JAKARTA - Etika bisnis Nabi Muhammad SAW bisa dicontoh dalam menjalankan usaha. Etika bisnis Nabi Muhammad SAW menjadi faktor kunci kesuksesan.
Nabi Muhammad SAW tidak sekadar menjual produk demi mengeruk keuntungan secara finansial tetapi lebih pada kenyamanan bertransaksi dan pelayanan yang diberikan saat bertransaksi.
Berikut ini etika bisnis Nabi Muhammad SAW seperti dikutip Okezone dari buku Strategi Andal dan Jitu Praktik Bisnis Nabi Muhammad SAW, karya Thorik Gunara dan Utus Hardiono Sudibyo, terbitan Madani Prima, Senin (27/3/2023).
1. Penjual tidak boleh mempraktikkan kebohongan dan penipuan mengenai barang-barang yang dijual pada pembeli.
Penipuan yang dimaksud di sini berkenaan dengan hal-hal seperti pengurangan timbangan, menukar barang yang hendak dibeli dan sumpah palsu.
Anjuran ini juga berlaku pada kegiatan promosi. Periklanan yang semakin tidak memiliki kredibilitas telah diingatkan oleh Nabi Muhammad SAW sejak abad ke 7.
2. Penjual harus menjauhkan diri dari sumpah yang berlebihan dalam menjual suatu barang.
Dalam mengiklankan produk atau jasa tidak dibenarkan untuk melakukan pembodohan dengan cara berdusta. Sebaik apa pun cara yang dipakai, sehalus apa pun bahasa yang digunakan, tetap sumpah yang berlebihan tidak akan membawa kebaikan dalam berdagang.
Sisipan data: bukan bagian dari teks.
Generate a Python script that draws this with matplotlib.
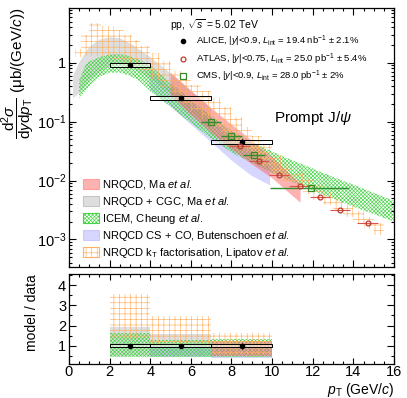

3. Hanya dengan sebuah kesepakatan bersama, atau dengan suatu usulan dan penerimaan suatu penjualan akan sempurna.
Nabi Muhammad SAW sangat menghargai hak-hak individu dalam berdagang. Dari pihak pedagang maupun pihak pembeli. Dalam prinsip perdagangan yang digunakan olehnya, tidak ada satu pihak yang mempunyai keistimewaan yang lebih dari pihak yang lain. Kadang dalam transaksi jual beli ada satu pihak yang merasa dirugikan atau melakukan transaksi dengan sebuah keterpaksaan. Kesepakatan yang terjalin pun hanya ada pada satu pihak. Ketidaksempurnaan ini terjadi karena kedua pihak tidak ada yang mau mengalah.
Mengapa? Karena tidak adanya saling bermurah hati. Sikap murah hati ini tidak hanya berlaku untuk pengusaha tapi juga untuk customer.
Apabila telah terbentuk paradigma bermurah hati, kesempurnaan dalam transaksi pun akan menjadi nyata dan pada akhirnya tidak akan ada keluh kesah yang menjadi buntut dari jalannya sebuah transaksi.